Nehemiah Curtis "Skip" James was born in Bentonia, Mississippi on June 21, 1904. He was the son of a backsliding Baptist minister who abandoned his family shortly after James’ birth. Skip James would grow up to be the major exponent of the Bentonia School of blues, characterized by open D-Minor guitar tunings and a high ghostly falsetto that would have frightened the Devil away from the crossroads. Studio Sessions: Rare and Unreleased includes sides recorded 1967 between Skip James Today (1965) and Devil’s Got My Woman (1968).

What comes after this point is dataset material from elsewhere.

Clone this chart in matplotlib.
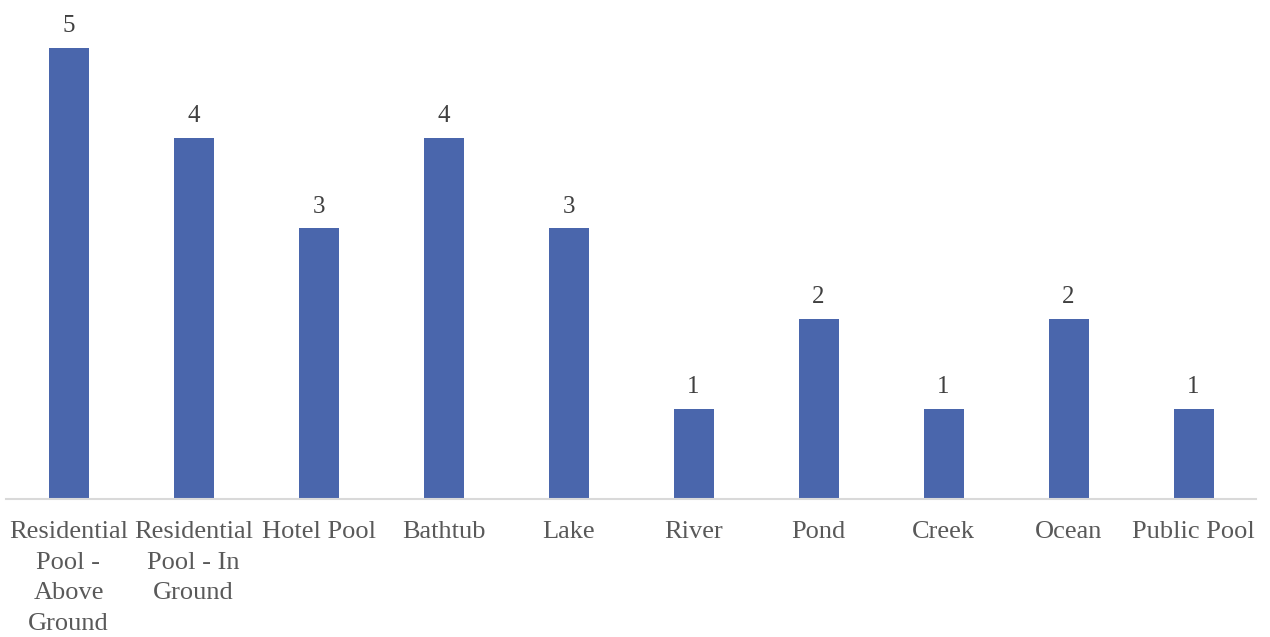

His performing here is not up to the standards of these contemporaneous discs, particularly his guitar playing, but the recording does contain more of James’ distinctive piano music and within this rarified realm, his talent shines brightly. James' piano playing is an artistic mess that is absolutely perfect rural blues. this is blues piano that because of its uniqueness, cannot be compared to that of Roosevelt Sykes, Pinetop Perkins, or Otis Spann because that would be like comparing apples to oranges. James plays the piano like he plays the guitar extending some lines and shortening others however the mood suits him. this can be very disconcerting to those listener looking for appropriate resolution in the blues, but James' approach certainly best represents rural performance style.

This session finds James limited himself to traditional music and spirituals. A highlight among many is his post-modern piano performance of Hoagy Carmichael’s "Lazy Bones." The majority of rural blues artists from the 1920s and ‘30s were fluent in the popular vernacular. Here is one of the most perfect examples of cultural cross-pollination one could imagine: a monument, if only a minor one, to perhaps the finest talent expressed from the Mississippi Delta tradition. Strongly recommended.

See Vanguard Records.

~ C. Michael Bailey

Track Listing: Back Water Blues; Everybody Ought To Live Right; I Want To Be More Like Jesus; Jack Of Diamonds; My Last Boogie; Lazy Bones; Let My Jesus Lead You; My Own Blues; Oh. Mary Don’t You Weep; Omaha Blues; Bumble Bee; One Dime Was All I Had; Keep Your Lamps Trimmed And Burning; Somebody Gonna Wish They Had Religion; Somebody Loves You; Sorry For To Leave You; Sporting Life Blues; They Are Waiting For Me; Walking The Sea.

Personnel: Nehemiah "Skip" James—Guitar, Piano, Vocals.